Piper’s topological approach is ecological in its understanding of the complexity of literary systems and linguistic environments as well as in its balance between systemic modes of analysis and attention to the local and particular: the dynamic, the emergent, the multidimensional. Through his nuanced theorization of literary topology, Piper attempts to sidestep the controversies associated with text mining. Despite careful attention to language, as well as to the critical tension surrounding the application of computational techniques to humanities questions, Piper does not, however, reflect explicitly on the implications of his invocation of ecology metaphors to frame and express his argument. The failure to do so occludes the significance of ecology as a mode of analyzing quantitative reading in terms of processes of mediation and also formally segregates topology from the political and ethical imperatives implied in its dynamic continuities with material practices and environmental impacts of the kind writ large in the “blue marble” moment.
Mutations
In spite—or perhaps because—of the semantic richness and ideological thickness of the term “ecology,” it may be the best word we have for the “massive and dynamic interrelation of processes and objects, beings and things, patterns and matter,” as Matthew Fuller suggests (2). Fuller, who has explored contemporary media ecologies more thoroughly than anyone, understands media environments as each having and creating its own dimensions of relationality, a multitude of forces that might be political, material, aesthetic, historical, affective, and so on. The space of digital media may appear infinite but, according to Fuller, it is fully contingent upon the supposedly “inevitable” interpretative perspectivalism of the human subject (or critic) that grasps the dimensions of relationality which constitute and intersect that space. Fuller’s insights into the nature of digital media ecologies exemplifies McLuhan’s statement that the “‘message’ of any medium or technology is the change of scale or pace or pattern that it introduces into human affairs” (Understanding Media, 8). Fuller’s version of media ecology also resonates with McGann’s grasp of the potentiality of digital space as n-dimensional, and is echoed as well in Piper’s scalar literary topology—that is, in the multidimensional “textual relationality” that would allow the compositional dynamics of the topology to travel in more than one direction.

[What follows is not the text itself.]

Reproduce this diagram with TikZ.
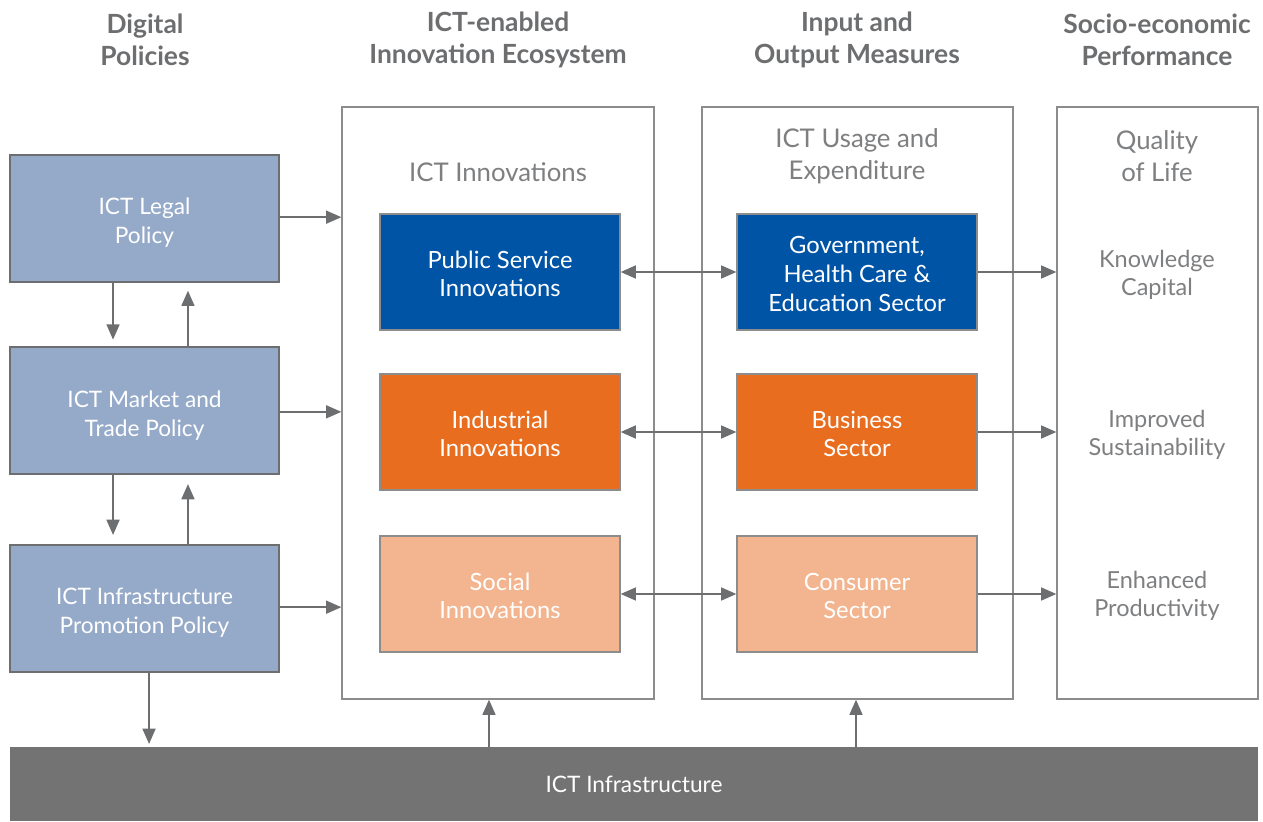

If Fuller’s perspectivalism would seem to move toward anthropocentric fantasies of disembodiment, his work insists that the materiality of media hinges on their existence as both informational and physical objects. Media in their particular specificity can be grasped then by paying attention to the way they connect, mix, interrelate, create patterns and variations, and open new conditions of interactions on various spatial and temporal scales. This technological dynamism arising from concrete matters and circumstances, which in some cases may look like the liveliness of life itself, is best described as ecological. Fuller’s work is thus pivotal to thinking about the ubiquity of computation and mediation in everyday life and points toward three important material thresholds for digital humanities today: the new materialisms of bioinformatics and the “trans-corporeality” of human/nonhuman relations;41 the new topologies of architectural and infrastructural spaces; and the new temporalities of the archive or evidence of the human record. Some of the most important work in and around the digital humanities is moving in these directions.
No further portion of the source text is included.